Not exactly battlers.
Last week, the supernatural powers of Japanese two-way baseball megastar Shohei Ohtani were highlighted on these digital pages.
The story has taken a dark turn with four words that are the scourge of pitchers: ulnar collateral ligament tear.
As he hits free agency, the timing could not be worse. As a one-way star he’s still great, but probably not US$600 million great.
THE WEEKEND THAT WILL BE
What I’m planning on catching this weekend (not very much to be blunt).
And with one punch of a corporate button, saying “Up The Wahs!” is no longer cool. Damn you Artist Formerly Known As Vodafone.
As for the Warriors, they’re still cooler than a team full of Arthur Fonzarellis. Tonight they go for seven wins in a row, one shy of their record.
Oh, and the Broncos travel to the Raiders with a chance to take the lead in the race for the minor premiership after Penrith’s shocking collapse against Parramatta last night - a game that saw them lose key player Jarome Luai with a dislocated shoulder. This also could have a huge bearing on who the Warriors play in week one of the finals. Suddenly the Panthers look fallible.
NZ Warriors v St George Illawarra, Auckland, tonight 8pm, SS4
Canberra v Brisbane, Canberra, tomorrow 9.35pm, SS4
Went along to watch the Tall Blacks twice during their qualification for the World Cup. This is a good team and a number of good players have missed the final 12 for the tournament.
Everything has been pointing to this one game against the USA, but I suspect Pero Cameron will have his sights set on Jordan and a Giannis Antetokounmpo-less Greece and see a real opportunity to escape from a tricky Group C.
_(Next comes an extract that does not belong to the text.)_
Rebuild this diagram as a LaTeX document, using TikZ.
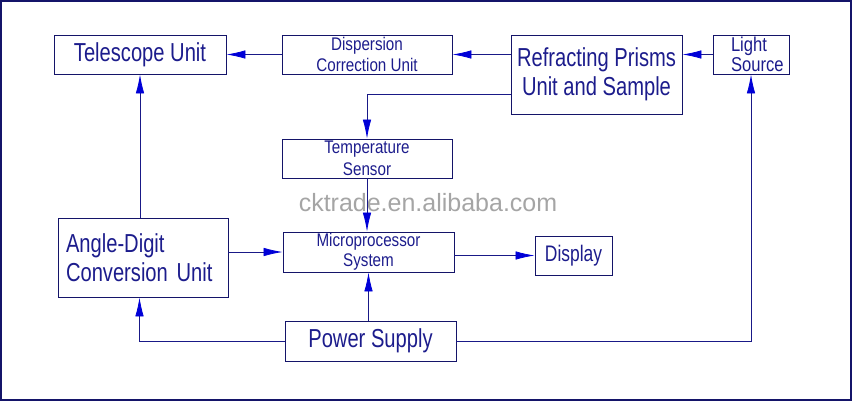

USA v NZ, Manila, Sunday 12.40pm, TVNZ+
A decent little early season EPL matchup on Monday morning, with a Saudi-owned club up against a team that lost most of their starting midfield to the Saudi league.
Newcastle v Liverpool, St James’ Park, Monday 3.30am, SS EPL
They’re both at unfriendly times, but the athletics and sprint kayaking world champs continue from Budapest and Duisberg respectively. The kayakers, led by the peerless Lisa Carrington, appear to be going better than the athletes (zero medals). Both events can be found on Sky Sport.